Consider the following x64 code, produced by clang:
mov rax, qword ptr [rsi] ; 1
mov rdx, qword ptr [rip + hash_mult] ; 1
imul rdx, qword ptr [rax - 8] ; 2
movzx ecx, byte ptr [rip + hash_shift] ; 1
shr rdx, cl ; 3
mov rax, qword ptr [rip + vptrs] ; 2 - or 3 ???
mov rax, qword ptr [rax + 8*rdx] ; 4
mov rcx, qword ptr [rip + slots_strides] ; 1
mov rax, qword ptr [rax + 8*rcx] ; 2
jmp rax ; 5
I have two questions.
Can I assume that the lines marked with the same ordinal can and will be executed in parallel?

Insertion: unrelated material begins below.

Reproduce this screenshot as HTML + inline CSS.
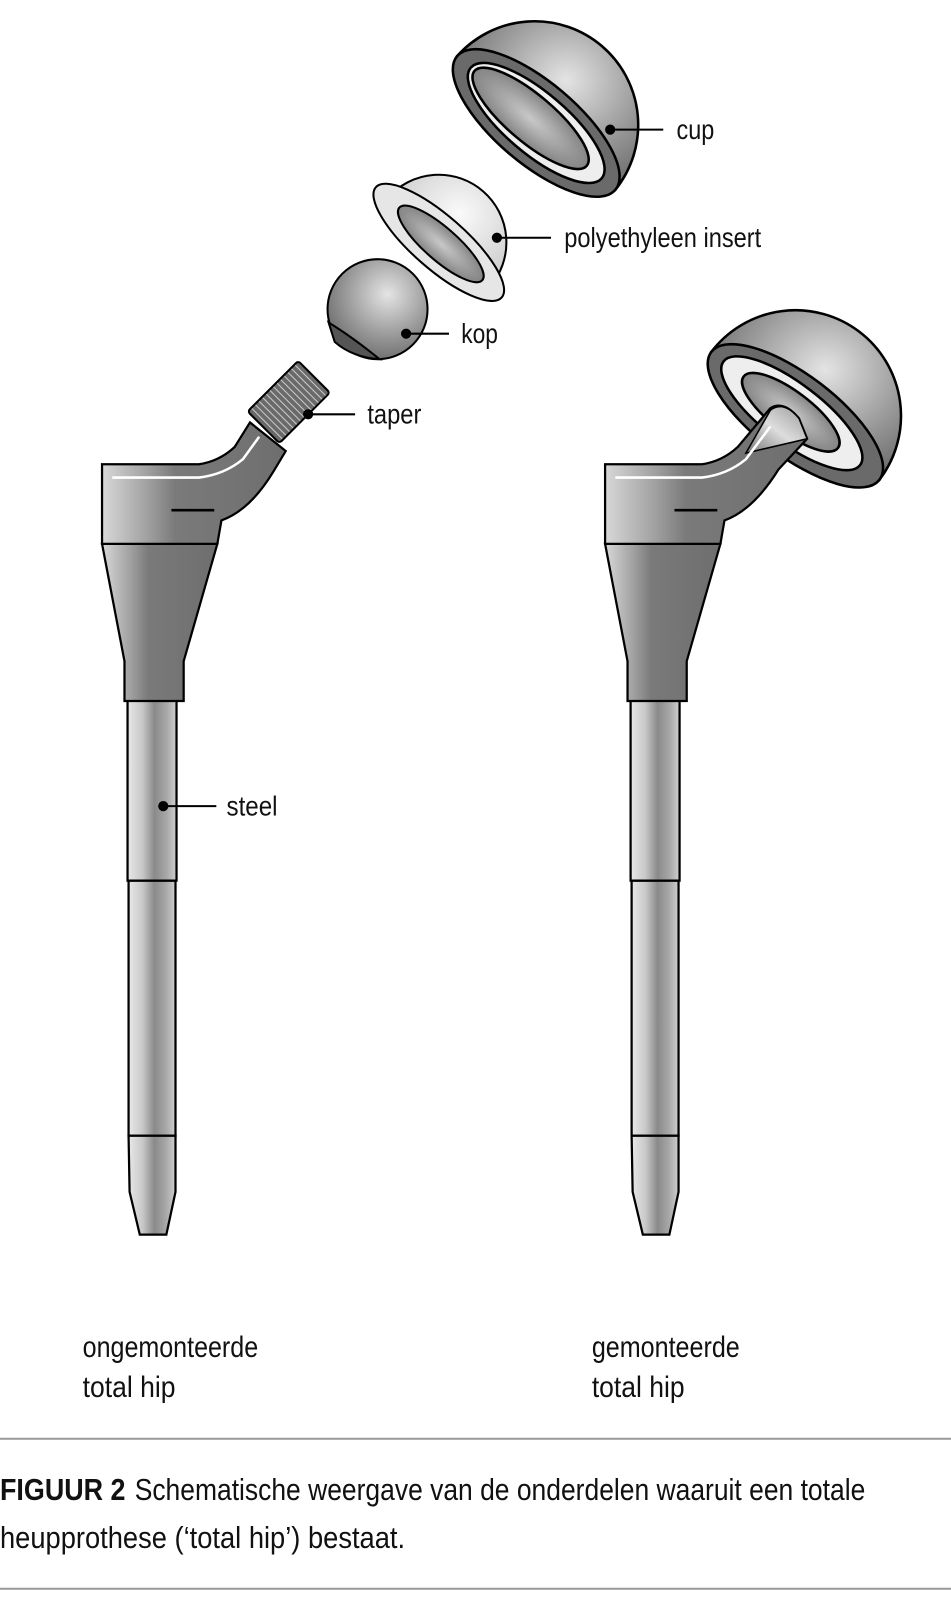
<!DOCTYPE html>
<html><head><meta charset="utf-8"><style>
html,body{margin:0;padding:0;background:#fff;}
svg{display:block;}
text{font-family:"Liberation Sans",sans-serif;fill:#111;}
</style></head><body>
<svg width="951" height="1600" viewBox="0 0 932 1568" xmlns="http://www.w3.org/2000/svg">
<defs>
<linearGradient id="met" x1="0" x2="1" y1="0" y2="0">
<stop offset="0" stop-color="#e8e8e8"/><stop offset="0.3" stop-color="#c8c8c8"/><stop offset="0.55" stop-color="#8a8a8a"/><stop offset="0.8" stop-color="#a8a8a8"/><stop offset="1" stop-color="#cfcfcf"/></linearGradient>
<linearGradient id="col" x1="0" x2="1" y1="0" y2="0">
<stop offset="0" stop-color="#d8d8d8"/><stop offset="0.25" stop-color="#a0a0a0"/><stop offset="0.4" stop-color="#7a7a7a"/><stop offset="1" stop-color="#6e6e6e"/></linearGradient>
<linearGradient id="neck" x1="0" x2="1" y1="1" y2="0">
<stop offset="0" stop-color="#777"/><stop offset="0.5" stop-color="#ddd"/><stop offset="1" stop-color="#999"/></linearGradient>
<radialGradient id="sph" cx="0.6" cy="0.35" r="0.7">
<stop offset="0" stop-color="#e4e4e4"/><stop offset="0.6" stop-color="#999"/><stop offset="1" stop-color="#6a6a6a"/></radialGradient>
<radialGradient id="sphL" cx="0.6" cy="0.35" r="0.7">
<stop offset="0" stop-color="#fafafa"/><stop offset="1" stop-color="#c8c8c8"/></radialGradient>
<radialGradient id="inner" cx="0.5" cy="0.5" r="0.6">
<stop offset="0" stop-color="#c8c8c8"/><stop offset="1" stop-color="#777"/></radialGradient>
</defs>

<!-- CUP -->
<g stroke="#000" stroke-width="2.5">
<path d="M448,55 A101.5,101.5 0 0 1 603,186 Z" fill="url(#sph)"/>
<ellipse cx="525.5" cy="120.5" rx="101.5" ry="40" transform="rotate(40.2 525.5 120.5)" fill="#6a6a6a"/>
<ellipse cx="525.5" cy="120.5" rx="84" ry="30" transform="rotate(40.2 525.5 120.5)" fill="#eee"/>
<ellipse cx="520" cy="116" rx="72" ry="23" transform="rotate(40.2 520 116)" fill="url(#inner)"/>
</g>
<!-- INSERT -->
<g stroke="#000" stroke-width="2">
<path d="M380,194 A66,66 0 0 1 480,281 Z" fill="url(#sphL)"/>
<ellipse cx="430" cy="237.5" rx="82" ry="26" transform="rotate(41.2 430 237.5)" fill="#e6e6e6"/>
<ellipse cx="432" cy="239" rx="54" ry="16" transform="rotate(41.2 432 239)" fill="url(#inner)"/>
</g>
<!-- KOP -->
<g stroke="#000" stroke-width="2">
<circle cx="370" cy="303" r="49" fill="url(#sph)"/>
<path d="M322,316 Q345,330 372,352 Q345,350 328,335 Z" fill="#555"/>
</g>

<!-- LEFT STEM -->
<g stroke="#000" stroke-width="2.2">
<path d="M126,863 L172,863 L172,1113 L126,1113 Z" fill="url(#met)"/>
<path d="M126,1113 L172,1113 L172,1168 L163,1210 L137,1210 L127,1168 Z" fill="url(#met)"/>
<path d="M125,680 L173,680 L173,863 L125,863 Z" fill="url(#met)"/>
<path d="M100,533 L213,533 L180,648 L180,687 L122,687 L122,648 Z" fill="url(#col)"/>
<path d="M100,455 L195,455 Q215,452 230,438 L245,414 L280,442 L268,462 Q245,500 217,510 L213,533 L100,533 Z" fill="url(#col)"/>
<path d="M110,468 L195,468 Q220,465 238,450 L254,428" fill="none" stroke="#fff" stroke-width="2.5"/>
<path d="M168,500 L210,500" stroke="#000" stroke-width="2.5"/>
</g>
<!-- taper -->
<g transform="translate(-9,9) rotate(45 292 385)" stroke="#000" stroke-width="2">
<rect x="270" y="350" width="44" height="70" rx="3" fill="#6a6a6a"/>
<g stroke="#ccc" stroke-width="1">
<line x1="271" y1="355" x2="313" y2="355"/><line x1="271" y1="360" x2="313" y2="360"/><line x1="271" y1="365" x2="313" y2="365"/><line x1="271" y1="370" x2="313" y2="370"/><line x1="271" y1="375" x2="313" y2="375"/><line x1="271" y1="380" x2="313" y2="380"/><line x1="271" y1="385" x2="313" y2="385"/><line x1="271" y1="390" x2="313" y2="390"/><line x1="271" y1="395" x2="313" y2="395"/><line x1="271" y1="400" x2="313" y2="400"/><line x1="271" y1="405" x2="313" y2="405"/><line x1="271" y1="410" x2="313" y2="410"/><line x1="271" y1="415" x2="313" y2="415"/>
</g>
</g>

<!-- RIGHT STEM -->
<g transform="translate(493,0)" stroke="#000" stroke-width="2.2">
<path d="M126,863 L172,863 L172,1113 L126,1113 Z" fill="url(#met)"/>
<path d="M126,1113 L172,1113 L172,1168 L163,1210 L137,1210 L127,1168 Z" fill="url(#met)"/>
<path d="M125,680 L173,680 L173,863 L125,863 Z" fill="url(#met)"/>
<path d="M100,533 L213,533 L180,648 L180,687 L122,687 L122,648 Z" fill="url(#col)"/>
</g>
<!-- right cup -->
<g stroke="#000" stroke-width="2.5">
<path d="M697,345 A103.5,103.5 0 0 1 862,470 Z" fill="url(#sph)"/>
<ellipse cx="779.5" cy="407.5" rx="103.5" ry="40" transform="rotate(37.2 779.5 407.5)" fill="#6a6a6a"/>
<ellipse cx="776" cy="405" rx="84" ry="29" transform="rotate(37.2 776 405)" fill="#eee"/>
<ellipse cx="775" cy="404" rx="58" ry="20" transform="rotate(37.2 775 404)" fill="url(#inner)"/>
</g>
<g transform="translate(493,0)" stroke="#000" stroke-width="2.2">
<path d="M100,455 L195,455 Q215,452 230,438 L262,400 Q275,392 290,410 L298,430 L270,460 Q245,500 217,510 L213,533 L100,533 Z" fill="url(#col)"/>
<path d="M238,444 L262,402 Q275,392 290,410 L298,430 Z" fill="url(#neck)" stroke-width="1.5"/>
<path d="M110,468 L195,468 Q220,465 238,450 L262,418" fill="none" stroke="#fff" stroke-width="2.5"/>
<path d="M168,500 L210,500" stroke="#000" stroke-width="2.5"/>
</g>

<!-- label leaders -->
<g stroke="#000" stroke-width="2">
<line x1="598" y1="127" x2="650" y2="127"/><circle cx="598" cy="127" r="4"/>
<line x1="487" y1="233" x2="540" y2="233"/><circle cx="487" cy="233" r="4"/>
<line x1="398" y1="327" x2="440" y2="327"/><circle cx="398" cy="327" r="4"/>
<line x1="302" y1="406" x2="348" y2="406"/><circle cx="302" cy="406" r="4"/>
<line x1="160" y1="790" x2="212" y2="790"/><circle cx="160" cy="790" r="4"/>
</g>
<g font-size="27">
<text x="663" y="136" textLength="37" lengthAdjust="spacingAndGlyphs">cup</text>
<text x="553" y="242" textLength="193" lengthAdjust="spacingAndGlyphs">polyethyleen insert</text>
<text x="452" y="336" textLength="36" lengthAdjust="spacingAndGlyphs">kop</text>
<text x="360" y="415" textLength="53" lengthAdjust="spacingAndGlyphs">taper</text>
<text x="222" y="799" textLength="50" lengthAdjust="spacingAndGlyphs">steel</text>
</g>
<g font-size="29">
<text x="81" y="1330" textLength="172" lengthAdjust="spacingAndGlyphs">ongemonteerde</text>
<text x="81" y="1369" textLength="91" lengthAdjust="spacingAndGlyphs">total hip</text>
<text x="580" y="1330" textLength="145" lengthAdjust="spacingAndGlyphs">gemonteerde</text>
<text x="580" y="1369" textLength="91" lengthAdjust="spacingAndGlyphs">total hip</text>
</g>
<line x1="0" y1="1410" x2="932" y2="1410" stroke="#999" stroke-width="2"/>
<g font-size="30">
<text x="0" y="1470" font-weight="bold" textLength="123" lengthAdjust="spacingAndGlyphs">FIGUUR 2</text>
<text x="132" y="1470" textLength="716" lengthAdjust="spacingAndGlyphs">Schematische weergave van de onderdelen waaruit een totale</text>
<text x="0" y="1517" textLength="397" lengthAdjust="spacingAndGlyphs">heupprothese (‘total hip’) bestaat.</text>
</g>
<line x1="0" y1="1557" x2="932" y2="1557" stroke="#999" stroke-width="2"/>
</svg>
</body></html>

What's with the byte ptr used by the movzx instruction? Does it indicate poor alignment?
Your analysis is almost correct. The instruction mov rax, qword ptr [rip + vptrs] can also execute as early as group 1—register renaming uncouples instructions from the names of the registers they use.
Note that the actual order in which the instructions are executed depends on the specific microarchitecture used. Use a tool like uiCA to analyse this. (https://uica.uops.info/)
The byte ptr phrase indicates that the operand is a pointer to a byte, as opposed to a pointer to a quadword as with the other operands.